The CEA evaluates past environmental impacts, current conditions, and 
reasonably foreseeable future actions by the Government and others that 
may impact ``Valued Environmental Components'' or resources within and 
adjacent to the Ohio River.
    j. In accordance with the National Environmental Policy Act (NEPA) 
of 1969, the anticipated environmental scope and complexity of the 
Upper Ohio River navigation feasibility study in Pennsylvania will 
warrant that the NEPA document be a tiered environmental impact 
statement (EIS) referencing the ORMSS Programmatic EIS while 
anticipating future site-specific, supplemental NEPA documents for each 
recommended project component.
    3. Public Participation. a. The Corps will conduct public meetings 
to gain input from interested agencies, organizations, and the general 
public concerning the scope and content of the EIS, alternatives that 
should be analyzed, and related issues and impacts to be addressed in 
the EIS (see DATES).
    b. The Corps invites full public participation to promote open 
communication and better decision-making. All persons and organizations 
that have an interest in the Upper Ohio Navigation Study, Pennsylvania, 
are urged to participate in this NEPA evaluation process.

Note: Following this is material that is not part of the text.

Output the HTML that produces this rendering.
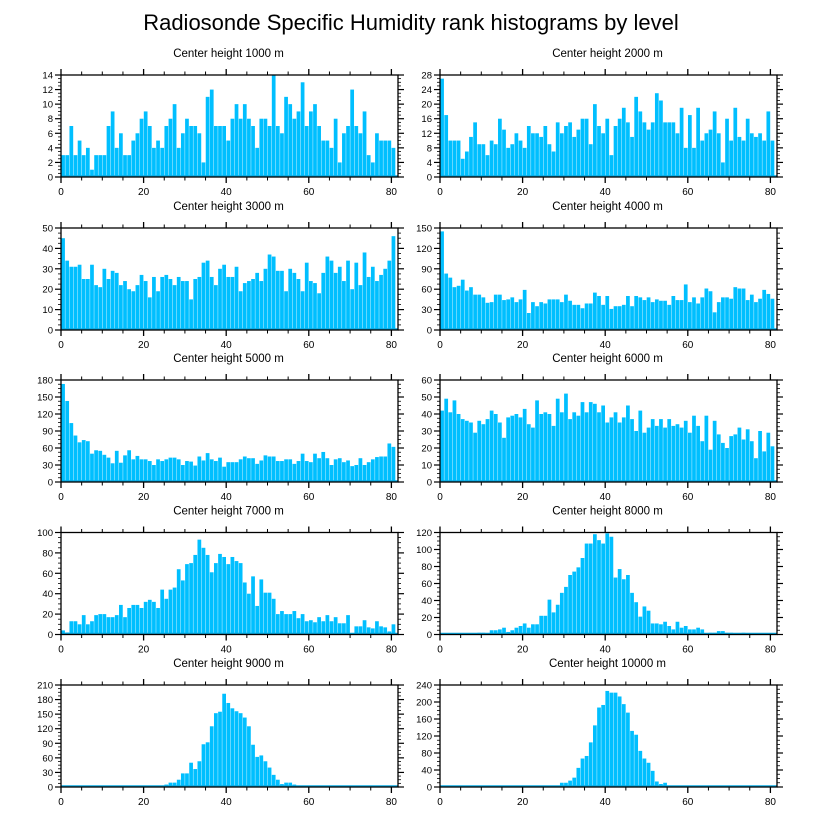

    c. Public comments are welcomed anytime throughout the study 
process. Formal opportunities for public and agency participation 
include: (1) Public meetings; (2) correspondence, telephone or e-mail 
at any time throughout the NEPA process; (3) review and comment on the 
draft EIS; and (4) review of the final EIS. Schedules and locations for 
formal review periods will be announced through the study's mailing 
list and in local news media. Anyone who wishes to be included on the 
mailing list for public distribution of meeting announcements and 
documents should contact Mr. Conrad Weiser.
    4. Schedule: The draft EIS is anticipated to be released for public 
review and comment in May 2012. The final report and final EIS are 
scheduled to be completed in October 2012.

Brenda S. Bowen,
Army Federal Register Liaison Officer.